At Eventide College, the past is never buried—it is exhaled through the ivy and etched into the stone.
Professor Jonathan Ferrars lives in the shadows of academia, a man tethered to a history he cannot outrun and a present he must make peace with. The sanctity of the autumn term is shattered when three of his students are found murdered in a manner that feels less like a crime and more like a ritual.
As the police circle and the college’s halls begin to close in, Jonathan realizes the deaths are part of a meticulously crafted architecture of guilt—one designed to make him the centerpiece of its tragedy. To preserve his sanity and his freedom, Jonathan must untangle the rot at the heart of Eventide College before the darkness he’s spent a lifetime avoiding finally claims him.
A story of isolation, the seduction of narrative, and the ghosts we carry with us.
Pre-order The Professor of Eventide here.
Thank you to those of you who have already signed up to be a part of the Professor of Eventide Street Team as early reviewers. If you’d like to be one of the first readers of The Professor of Eventide and receive an ARC (Advanced Reader Copy) for review purposes, you can sign up here.

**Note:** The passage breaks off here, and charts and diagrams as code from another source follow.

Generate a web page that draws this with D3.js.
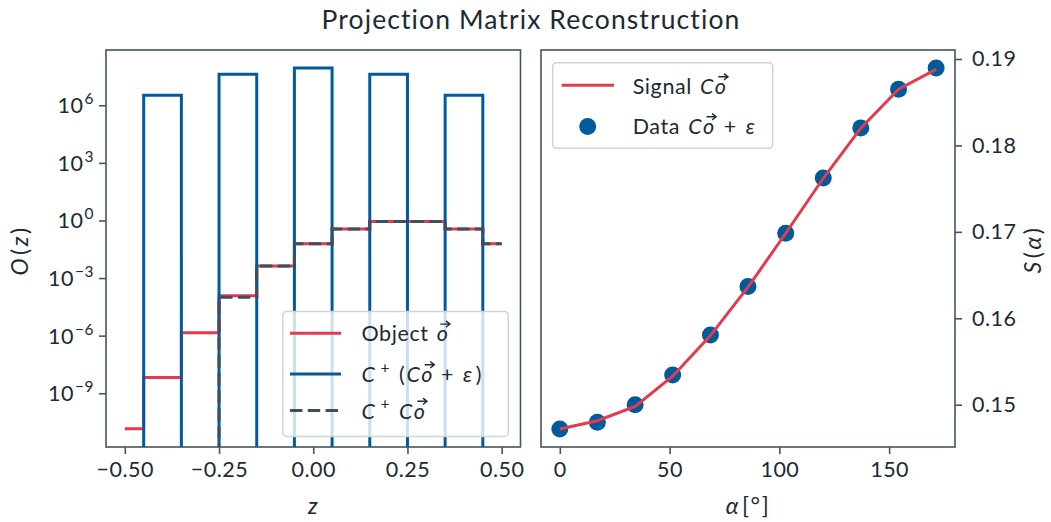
<!DOCTYPE html>
<html><head><meta charset="utf-8">
<script src="https://cdn.jsdelivr.net/npm/d3@7"></script>
<style>body{margin:0;background:#fff;} svg{display:block}</style>
</head><body>
<svg id="c" width="1051" height="522"></svg>
<script>
// ---------- data ----------
const zCenters   = [-0.5,-0.4,-0.3,-0.2,-0.1,0,0.1,0.2,0.3,0.4,0.5];
const objectVals = [1.4e-11,6.6e-9,1.4e-6,1.2e-4,4.3e-3,6.2e-2,3.6e-1,8.9e-1,8.9e-1,3.6e-1,6.2e-2];
const reconNoisy = [-2.1e6,3.3e6,-2.4e7,4.1e7,-6.9e7,8.7e7,-6.9e7,4.1e7,-2.4e7,3.3e6,-2.1e6];
const reconClean = [0,0,0,1.0e-4,4.3e-3,6.2e-2,3.6e-1,8.9e-1,8.9e-1,3.6e-1,6.2e-2];
const logTicks   = [1e-9,1e-6,1e-3,1,1e3,1e6];
const logTickExp = ["−9","−6","−3","0","3","6"];
const zTicks     = [-0.5,-0.25,0,0.25,0.5];
const zTickLabels= ["−0.50","−0.25","0.00","0.25","0.50"];

const alphaVals  = [0,17.1,34.3,51.4,68.6,85.7,102.9,120,137.1,154.3,171.4];
const signalVals = [0.14720,0.14815,0.14981,0.15330,0.15800,0.16360,0.16984,0.17620,0.18200,0.18650,0.18880];
const dataVals   = [0.14720,0.14797,0.15000,0.15343,0.15808,0.16369,0.16984,0.17623,0.18203,0.18649,0.18895];
const alphaTicks = [0,50,100,150];
const sTicks     = [0.15,0.16,0.17,0.18,0.19];

// ---------- style ----------
const FONT = "Lato, 'Open Sans', sans-serif";
const FS = 21.5;
const TXT = "#1b2a35";
const FRAME = "#44545f";
const RED = "#e63a4c";
const BLUE = "#005a9b";
const GREY = "#3e4e5a";
const LW = 3;
const DASH = "12.4,5.4";

const svg = d3.select("#c").style("font-family", FONT);

// title
svg.append("text").attr("x", 531).attr("y", 29).attr("text-anchor","middle")
  .attr("font-size", 26.5).attr("letter-spacing", 1.1).attr("fill", TXT)
  .text("Projection Matrix Reconstruction");

// math text helper: parts {t, it, sup, vec, dx}
function mathText(g, x, y, parts, o={}) {
  const fs = o.fs || FS;
  const t = g.append("text").attr("x", x).attr("y", y).attr("font-size", fs)
    .attr("fill", TXT).attr("text-anchor", o.anchor || "start");
  if (o.ls) t.attr("letter-spacing", o.ls);
  if (o.transform) t.attr("transform", o.transform);
  let cur = 0; const vecs = []; let idx = 0;
  parts.forEach(p => {
    const ts = t.append("tspan").text(p.t);
    if (p.it) ts.attr("font-style","italic");
    let target = 0;
    if (p.sup) { ts.attr("font-size", fs*0.72); target = -fs*0.42; }
    if (target !== cur) { ts.attr("dy", target - cur); cur = target; }
    if (p.dx) ts.attr("dx", p.dx);
    if (p.vec) vecs.push(idx + p.t.length - 1);
    idx += p.t.length;
  });
  vecs.forEach(ci => {
    const r = t.node().getExtentOfChar(ci);
    const x0 = r.x + r.width*0.30, x1 = r.x + r.width*1.12;
    const yy = y - fs*0.80;
    g.append("path").attr("d", `M${x0},${yy}H${x1}M${x1-4},${yy-3.2}L${x1},${yy}L${x1-4},${yy+3.2}`)
      .attr("fill","none").attr("stroke", TXT).attr("stroke-width",1.4);
  });
  return t;
}

// ================= LEFT PANEL =================
const L = {x0:106, x1:520.5, y0:50, y1:447};
const xL = d3.scaleLinear().domain([-0.55,0.55]).range([L.x0,L.x1]);
const yL = d3.scaleLog().domain([Math.pow(10,-11.8), Math.pow(10,8.88)]).range([L.y1,L.y0]);

svg.append("clipPath").attr("id","clipL").append("rect")
  .attr("x",L.x0).attr("y",L.y0).attr("width",L.x1-L.x0).attr("height",L.y1-L.y0);

const gL = svg.append("g");
const plotL = gL.append("g").attr("clip-path","url(#clipL)");
const stepLine = d3.line().curve(d3.curveStep)
  .x((d,i) => xL(zCenters[i]))
  .y(d => d > 0 ? yL(d) : L.y1 + 200);

plotL.append("path").datum(objectVals).attr("d", stepLine)
  .attr("fill","none").attr("stroke",RED).attr("stroke-width",LW);
plotL.append("path").datum(reconNoisy).attr("d", stepLine)
  .attr("fill","none").attr("stroke",BLUE).attr("stroke-width",LW);
plotL.append("path").datum(reconClean).attr("d", stepLine)
  .attr("fill","none").attr("stroke",GREY).attr("stroke-width",LW)
  .attr("stroke-dasharray",DASH);

// axes left
gL.append("g").attr("transform",`translate(0,${L.y1})`)
  .call(d3.axisBottom(xL).tickValues(zTicks).tickSize(7).tickSizeOuter(0)
        .tickFormat((d,i)=>zTickLabels[i]).tickPadding(8));
const axLf = gL.append("g").attr("transform",`translate(${L.x0},0)`)
  .call(d3.axisLeft(yL).tickValues(logTicks).tickSize(7).tickSizeOuter(0).tickFormat(""));
axLf.selectAll(".tick").each(function(d,i){
  mathText(d3.select(this), -12, 7.5, [{t:"10"},{t:logTickExp[i], sup:true, dx:1}], {anchor:"end", ls:0.5});
});

// frame
gL.append("rect").attr("x",L.x0).attr("y",L.y0).attr("width",L.x1-L.x0).attr("height",L.y1-L.y0)
  .attr("fill","none").attr("stroke",FRAME).attr("stroke-width",1.6);

// axis labels
mathText(svg, 313, 514, [{t:"z", it:true}], {anchor:"middle", fs:23});
mathText(svg, 0, 0, [{t:"O", it:true},{t:"(", dx:2},{t:"z", it:true, dx:1},{t:")", dx:1}],
  {anchor:"middle", fs:23, ls:1.5, transform:"translate(28,251) rotate(-90)"});

// legend left
const lgL = svg.append("g");
lgL.append("rect").attr("x",282.7).attr("y",311.5).attr("width",225.6).attr("height",125).attr("rx",4)
  .attr("fill","rgba(255,255,255,0.8)").attr("stroke","#cfd3d6").attr("stroke-width",1.5);
const legRows = [333.3, 374, 410.5];
const hx0 = 290, hx1 = 341;
lgL.append("line").attr("x1",hx0).attr("x2",hx1).attr("y1",legRows[0]).attr("y2",legRows[0])
  .attr("stroke",RED).attr("stroke-width",LW);
lgL.append("line").attr("x1",hx0).attr("x2",hx1).attr("y1",legRows[1]).attr("y2",legRows[1])
  .attr("stroke",BLUE).attr("stroke-width",LW);
lgL.append("line").attr("x1",hx0).attr("x2",hx1).attr("y1",legRows[2]).attr("y2",legRows[2])
  .attr("stroke",GREY).attr("stroke-width",LW).attr("stroke-dasharray",DASH);
const tx = 361.5;
mathText(lgL, tx, legRows[0]+8, [{t:"Object "},{t:"o", it:true, vec:true, dx:2}], {ls:0.6});
mathText(lgL, tx, legRows[1]+8, [{t:"C", it:true},{t:"+", sup:true, dx:5},{t:"(", dx:9},{t:"C", it:true, dx:1},{t:"o", it:true, vec:true, dx:1},{t:"+", dx:8},{t:"ε", it:true, dx:9},{t:")", dx:3}], {ls:0.6});
mathText(lgL, tx, legRows[2]+8, [{t:"C", it:true},{t:"+", sup:true, dx:5},{t:"C", it:true, dx:9},{t:"o", it:true, vec:true, dx:1}], {ls:0.6});

// ================= RIGHT PANEL =================
const R = {x0:541, x1:955, y0:50, y1:447};
const xR = d3.scaleLinear().domain([-8.57,180]).range([R.x0,R.x1]);
const yR = d3.scaleLinear().domain([0.14511,0.19104]).range([R.y1,R.y0]);
const gR = svg.append("g");

gR.selectAll("circle.pt").data(dataVals).join("circle").attr("class","pt")
  .attr("cx",(d,i)=>xR(alphaVals[i])).attr("cy",d=>yR(d)).attr("r",8.5).attr("fill",BLUE);
gR.append("path").datum(signalVals)
  .attr("d", d3.line().x((d,i)=>xR(alphaVals[i])).y(d=>yR(d)))
  .attr("fill","none").attr("stroke",RED).attr("stroke-width",LW);

gR.append("g").attr("transform",`translate(0,${R.y1})`)
  .call(d3.axisBottom(xR).tickValues(alphaTicks).tickSize(7).tickSizeOuter(0).tickPadding(8));
gR.append("g").attr("transform",`translate(${R.x1},0)`)
  .call(d3.axisRight(yR).tickValues(sTicks).tickSize(7).tickSizeOuter(0).tickPadding(10)
        .tickFormat(d3.format(".2f")));

gR.append("rect").attr("x",R.x0).attr("y",R.y0).attr("width",R.x1-R.x0).attr("height",R.y1-R.y0)
  .attr("fill","none").attr("stroke",FRAME).attr("stroke-width",1.6);

mathText(svg, 748, 514, [{t:"α", it:true},{t:"[°]", dx:2}], {anchor:"middle", fs:23, ls:1.5});
mathText(svg, 0, 0, [{t:"S", it:true},{t:"(", dx:2},{t:"α", it:true, dx:1},{t:")", dx:1}],
  {anchor:"middle", fs:23, ls:1.5, transform:"translate(1041,250) rotate(-90)"});

// legend right
const lgR = svg.append("g");
lgR.append("rect").attr("x",552.7).attr("y",62.7).attr("width",220).attr("height",85.6).attr("rx",4)
  .attr("fill","rgba(255,255,255,0.8)").attr("stroke","#cfd3d6").attr("stroke-width",1.5);
lgR.append("line").attr("x1",561.7).attr("x2",614).attr("y1",85.3).attr("y2",85.3)
  .attr("stroke",RED).attr("stroke-width",LW);
lgR.append("circle").attr("cx",587.7).attr("cy",126.5).attr("r",8.5).attr("fill",BLUE);
mathText(lgR, 632.7, 94, [{t:"Signal "},{t:"C", it:true, dx:2},{t:"o", it:true, vec:true, dx:1}], {ls:0.6});
mathText(lgR, 632.7, 134, [{t:"Data "},{t:"C", it:true, dx:2},{t:"o", it:true, vec:true, dx:1},{t:"+", dx:9},{t:"ε", it:true, dx:9}], {ls:0.6});

// axis styling
svg.selectAll(".domain").remove();
svg.selectAll(".tick line").attr("stroke",FRAME).attr("stroke-width",1.6);
svg.selectAll(".tick > text").attr("fill",TXT).attr("font-size",FS).attr("font-family",FONT)
  .attr("letter-spacing",0.5);
</script>
</body></html>
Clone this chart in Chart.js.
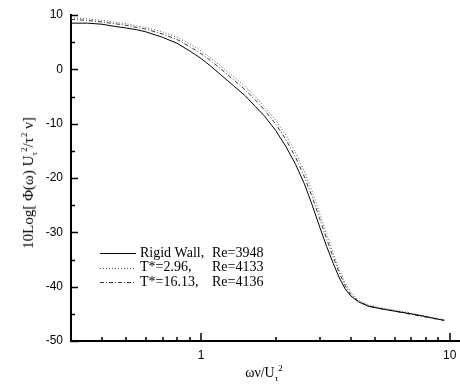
<!DOCTYPE html>
<html>
<head>
<meta charset="utf-8">
<script src="https://cdn.jsdelivr.net/npm/chart.js@4"></script>
<style>
  html, body { margin: 0; padding: 0; background: #fff; }
  #wrap { position: relative; width: 460px; height: 385px; }
  #chart { position: absolute; left: 0; top: 0; }
  .ytitle {
    position: absolute; left: 29px; top: 183px;
    transform: translate(-50%, -50%) rotate(-90deg);
    white-space: nowrap; font: 15px "Liberation Serif", serif; color: #000;
  }
  .xtitle {
    position: absolute; left: 264px; top: 373px;
    transform: translate(-50%, -50%);
    white-space: nowrap; font: 14px "Liberation Serif", serif; color: #000;
  }
  sub, sup { font-size: 9px; }
</style>
</head>
<body>
<div id="wrap">
  <canvas id="chart" width="460" height="385"></canvas>
  <div class="ytitle">10Log[ Φ(ω) U<sub>τ</sub><sup>2</sup>/τ<sup>2</sup> ν]</div>
  <div class="xtitle">ων/U<sub>τ</sub><sup>2</sup></div>
</div>
<script>
// frequency values (ων/Uτ²)
const freq = [0.3, 0.35, 0.4, 0.45, 0.5, 0.55, 0.6, 0.7, 0.8, 0.9, 1.0, 1.1, 1.2, 1.35, 1.5,
  1.65, 1.8, 2.0, 2.2, 2.4, 2.6, 2.8, 3.0, 3.2, 3.4, 3.6, 3.8, 4.0, 4.3, 4.7, 5.2, 6, 7, 8, 9, 9.5];

// spectra, dB
const rigidWall = [8.5, 8.5, 8.3, 7.9, 7.6, 7.3, 6.9, 5.9, 4.8, 3.4, 2.0, 0.5, -1.0, -3.0, -4.8,
  -6.8, -8.6, -11.3, -14.3, -17.5, -21.0, -25.0, -29.0, -32.6, -35.7, -38.4, -40.4, -41.7, -42.8,
  -43.6, -44.0, -44.5, -45.0, -45.5, -46.0, -46.2];
const tStar296 = [9.5, 9.3, 9.0, 8.7, 8.4, 8.0, 7.7, 6.9, 5.9, 4.7, 3.4, 2.0, 0.6, -1.3, -3.1,
  -5.0, -6.9, -9.4, -12.2, -15.3, -18.7, -22.5, -26.5, -30.3, -33.8, -36.9, -39.3, -41.0, -42.5,
  -43.3, -43.8, -44.3, -44.9, -45.4, -45.9, -46.1];
const tStar1613 = [9.2, 9.0, 8.7, 8.4, 8.1, 7.7, 7.4, 6.5, 5.5, 4.2, 2.9, 1.5, 0.1, -1.9, -3.7,
  -5.6, -7.5, -10.1, -13.0, -16.2, -19.7, -23.5, -27.5, -31.2, -34.6, -37.5, -39.8, -41.4, -42.7,
  -43.5, -44.0, -44.5, -45.1, -45.6, -46.0, -46.2];

const legendNames = ['Rigid Wall,', 'T*=2.96,', 'T*=16.13,'];
const legendRe = ['Re=3948', 'Re=4133', 'Re=4136'];

const xMajorTicks = [1, 10];
const xMinorTicks = [0.4, 0.5, 0.6, 0.7, 0.8, 0.9, 2, 3, 4, 5, 6, 7, 8, 9];
const yTicks = [-50, -45, -40, -35, -30, -25, -20, -15, -10, -5, 0, 5, 10];

function pts(ys) {
  return freq.map((f, i) => ({ x: f, y: ys[i] }));
}

// inward tick marks on both axes
const innerTicks = {
  id: 'innerTicks',
  afterDraw(chart) {
    const { ctx, chartArea: a, scales: { x, y } } = chart;
    ctx.save();
    ctx.strokeStyle = '#000';
    ctx.lineWidth = 1.5;
    ctx.beginPath();
    yTicks.forEach(v => {
      const py = Math.round(y.getPixelForValue(v)) + 0.5;
      const len = v % 10 === 0 ? 7 : 4;
      ctx.moveTo(a.left, py);
      ctx.lineTo(a.left + len, py);
    });
    xMajorTicks.forEach(v => {
      const px = Math.round(x.getPixelForValue(v));
      ctx.moveTo(px, a.bottom);
      ctx.lineTo(px, a.bottom - 8);
    });
    xMinorTicks.forEach(v => {
      const px = Math.round(x.getPixelForValue(v));
      ctx.moveTo(px, a.bottom);
      ctx.lineTo(px, a.bottom - 4);
    });
    ctx.stroke();
    ctx.restore();
  }
};

// legend in the lower left of the plot
const insideLegend = {
  id: 'insideLegend',
  afterDraw(chart) {
    const ctx = chart.ctx;
    ctx.save();
    ctx.font = '14px "Liberation Serif", serif';
    ctx.fillStyle = '#000';
    ctx.textBaseline = 'middle';
    chart.data.datasets.forEach((ds, i) => {
      const ry = 253 + i * 14.5;
      ctx.strokeStyle = ds.borderColor;
      ctx.lineWidth = 1;
      ctx.setLineDash(ds.borderDash || []);
      ctx.beginPath();
      ctx.moveTo(100, Math.round(ry) + 0.5);
      ctx.lineTo(136, Math.round(ry) + 0.5);
      ctx.stroke();
      ctx.setLineDash([]);
      ctx.fillText(legendNames[i], 140, ry);
      ctx.fillText(legendRe[i], 212, ry);
    });
    ctx.restore();
  }
};

new Chart(document.getElementById('chart'), {
  type: 'line',
  data: {
    datasets: [
      { label: 'Rigid Wall', data: pts(rigidWall), borderColor: '#000', borderWidth: 1 },
      { label: 'T*=2.96', data: pts(tStar296), borderColor: '#555', borderWidth: 1, borderDash: [1, 2] },
      { label: 'T*=16.13', data: pts(tStar1613), borderColor: '#333', borderWidth: 1, borderDash: [4, 2, 1, 2] }
    ]
  },
  options: {
    responsive: false,
    animation: false,
    layout: { autoPadding: false, padding: { left: 0, right: 0, top: 15, bottom: 0 } },
    elements: { point: { radius: 0, hoverRadius: 0 }, line: { tension: 0 } },
    plugins: { legend: { display: false }, tooltip: { enabled: false } },
    scales: {
      x: {
        type: 'logarithmic',
        min: 0.3,
        max: 11,
        grid: { display: false, drawTicks: false },
        border: { display: true, color: '#000', width: 2 },
        ticks: {
          autoSkip: false,
          maxRotation: 0,
          padding: 7,
          color: '#000',
          font: { family: 'Liberation Sans', size: 12 },
          callback: v => xMajorTicks.some(m => Math.abs(m - v) < 1e-9) ? String(v) : ''
        },
        afterFit: s => { s.height = 44; s.paddingLeft = 0; s.paddingRight = 0; }
      },
      y: {
        min: -50,
        max: 10,
        grid: { display: false, drawTicks: false },
        border: { display: true, color: '#000', width: 2 },
        ticks: {
          stepSize: 10,
          padding: 8,
          color: '#000',
          font: { family: 'Liberation Sans', size: 12 }
        },
        afterFit: s => { s.width = 71; s.paddingTop = 0; s.paddingBottom = 0; }
      }
    }
  },
  plugins: [innerTicks, insideLegend]
});
</script>
</body>
</html>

Set within the hallowed halls of Eventide College in coastal Maine, the story follows a professor whose life is shaped as much by what he teaches as by what he hides. It’s a story about guilt, knowledge, and memory. In the interest of full disclosure, you should know that The Professor of Eventide is a slow-burning mystery. There are no fast or easy answers here. It draws on the traditions of dark academia and literary suspense, and the story’s biggest influences were Donna Tartt’s The Secret History with a bit of Susanna Clarke’s Jonathan Strange and Mr. Norrell thrown in for good measure. In many ways, The Professor of Eventide is a story about the cost of refusing to look at the truth that is standing right in front of you. FYI: This is a darker story than I usually write. I’ve written dark before, such as in Down Salem Way, but this is even darker than that. It’s a murder mystery after all, though the violence happens off stage.
I hope you’ll enjoy your walk through the halls of Eventide College. I’m so excited for everyone to read this book because it’s so different from anything I’ve written before.